The key to the weak-ties phenomenon
Ke-ke Shang, Michael Small, Di Yin, Yan Wang, Tong-chen Li
TL;DR
The paper addresses why weak ties emerge in social networks and how mutual friends and tie weights influence future connections. It introduces three local link-prediction scores that incorporate direct edge weights and common neighbors with an exponent α: $S_{ij}^{DWCN}=\sum_{k\in\Gamma(i,j)} \omega(i,j)^\alpha$, $S_{ij}^{CN}=|\Gamma(i,j)|$, $S_{ij}^{CNA}=\sum_{k\in\Gamma(i,j)} \omega(i,j)^\alpha+|\Gamma(i,j)|$, and $S_{ij}^{CND}=\omega(i,j)^\alpha$ (with $S_{ij}=0$ if $\omega(i,j)=0$). The authors evaluate evolving link-prediction accuracy $P_t$ on three networks (Facebook, Email, High-school) and demonstrate that for α<0, CNA and DWCN best capture the weak-ties effect, indicating elevated predictive power of low-weight ties when mutual neighbors contribute.
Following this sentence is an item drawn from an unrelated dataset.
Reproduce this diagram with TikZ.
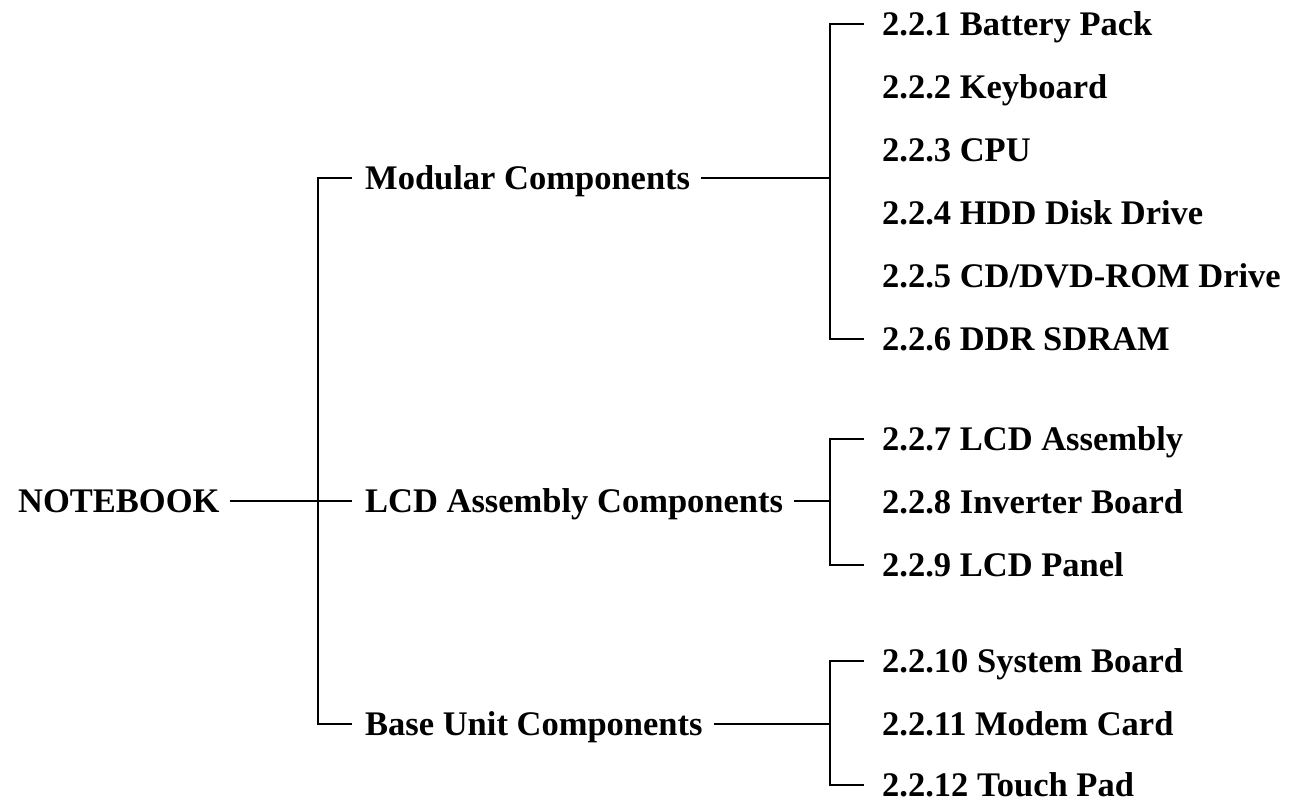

They further validate robustness with a null model that randomizes weights (RW), showing that while CND loses significance under weight randomization, CNA and DWCN maintain performance, underscoring the causal role of mutual friends in weak-ties emergence. Overall, the work provides a data-driven, mechanism-focused account of weak ties and improves local prediction in large-scale social networks.
Abstract
The study of the weak-ties phenomenon has a long and well documented history, research into the application of this social phenomenon has recently attracted increasing attention. However, further exploration of the reasons behind the weak-ties phenomenon is still challenging. Fortunately, data-driven network science provides a novel way with substantial explanatory power to analyze the causal mechanism behind social phenomenon. Inspired by this perspective, we propose an approach to further explore the driving factors behind the temporal weak-ties phenomenon. We find that the obvious intuition underlying the weak-ties phenomenon is incorrect, and often large numbers of unknown mutual friends associated with these weak ties is one of the key reason for the emergence of the weak-ties phenomenon. In particular, for example scientific collaborators with weak ties prefer to be involved in direct collaboration rather than share ideas with mutual colleagues -- there is a natural tendency to collapse short strong chains of connection.